Viitakoski Blue Exhibition (A K T I)
Mika Rättö (Circle, Kuusumun Profeetta, etc.) offers two sides of minimalist piano excursions accentuated with gossamer electronics and an air of introspection. Notes hang for what feels like millennia in the quiet tonal stretches. Imbued with a heavy emotional undercurrent, each small passage in these arrangements feels like a lifetime distilled into minutes. Rättö hovers, reaching down from the midnight heavens to play each dissonant chord. Light fades, and the pathways all turn to darkness in the end. Blue Exhibition is stunning.
wøunds Nocturne (Low Versions)
Ethereal doom percolates through tiny cracks in the bedrock, digging into the earth’s center, where sonic explosions expand into spectral drones. Electronics whirr through the viscous atmosphere, elucidated shards cutting through the spacious aural blankets. Dramatic highlights glow, becoming melodic serotonin releases trickling through our veins and inhabiting every pore. So much of Nocturne is all-encompassing that it’s overwhelming, but that’s where its emotional depth emerges. Eyes closed, relaxed in the darkness, these sounds wash away everything to open a new, liminal dimension.
Amnertia Clearing (Wormhole World)
When this turned up in my inbox with a description of “album made from twigs and vocals,” I was in. It exceeds expectations, and Amnertia also goes in numerous surprising directions. Organic scratches lead to full-on noise-field rhythmic clashes. An intensity stitched into the oscillating synapses, and the vocals veer from playful to feverish and dramatic, adding a bizarre, wonderful element. Drones bleed into the undergrowth of this strange, original album.
Lieven Martens Short stories – pleasant and/or rather sad (Dauw)
I am continually floored by the breadth of Lieven Martens’ oeuvre. The enchanting Short Stories shows another side of his work, each piece a look into the intimate aspects of people’s lives. There’s joy in the horn ensemble and birds of “Sonorities” and sadness woven in the threads of “Romantic Collection.” Whimsy shows up, too, when Martens dances melodic keyboard tunes with a clatter of stilted rhythms and pizzicatos. Fresh overtones permeate the spaces between us, this music facing anything head-on, ready for another sunrise. Magic.
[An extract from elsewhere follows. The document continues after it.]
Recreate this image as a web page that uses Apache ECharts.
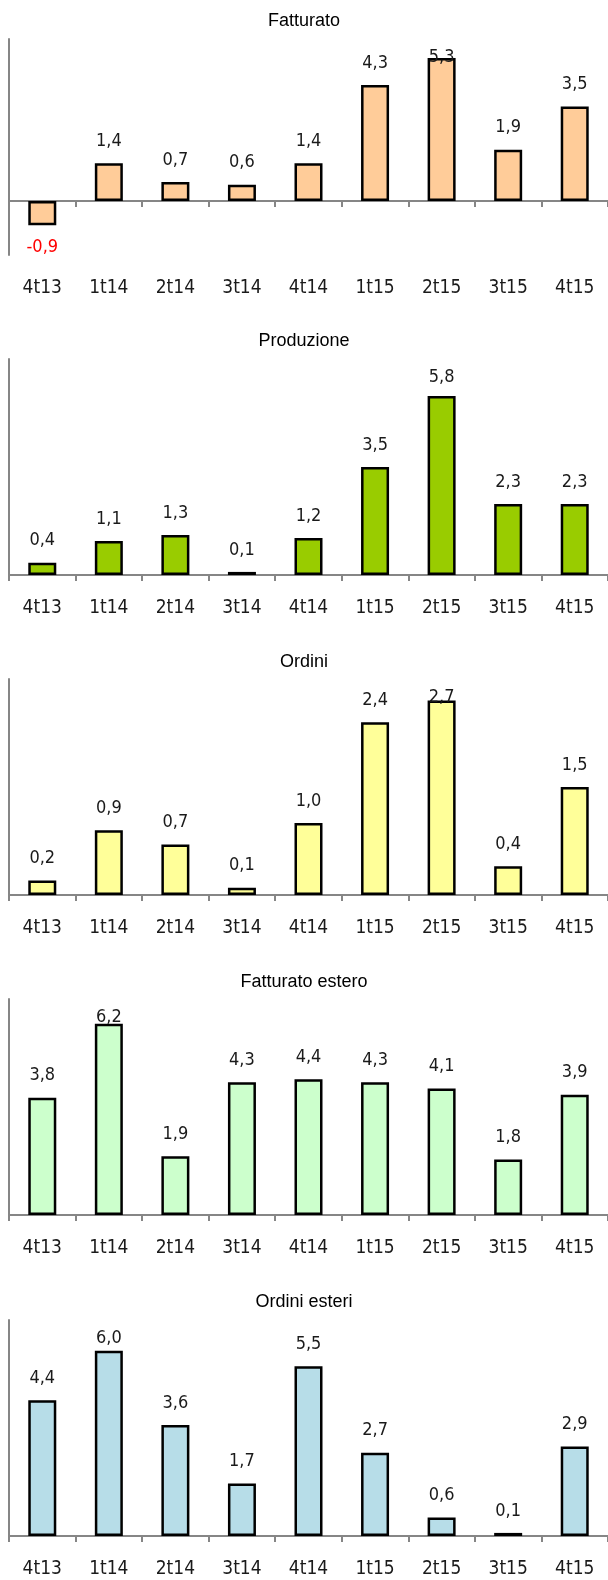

Chained Bliss s/t (Drunken Sailor)
Jagged resonance spills to the ground, surrounded by shattered glass and breathless hooks. Chained Bliss is gently pummeling, a body blow with a melodic touch that hones the edge of these raucous songs. Banger after banger, every piece breathes fire even if it’s not moving at lightspeed. Restraint isn’t a bad word. It heightens just how damn catchy this music is. Guitar leads slither through power chord mountains as Devin Graham spits out memorable lyrics. The angles are all wrong, but that makes this record so damn right. Everything I want in a punk album.
Gemini Revolution Switching In and Out of Consciousness (8D Industries)
Gemini Revolution glides through a city made of glass, dreamlike synths bubbling as afterthoughts. Dizzying leads sparkle and glow with mirth. Moments of sonic ecstasy filter in like light refracting against towering windows. A prism becomes a rainbow. Melancholy fuses with liminal melodies and simple rhythms to cascade between dimensions and create new worlds. Sweetness blooms beneath hope laced with aural opiates. Glistening tones move in all directions, an intricately choreographed synthesizer ballet. Looping sequences add to the lushness, buoyed by glassine silhouettes and a mesmerizing crystal sea. This is lovely stuff.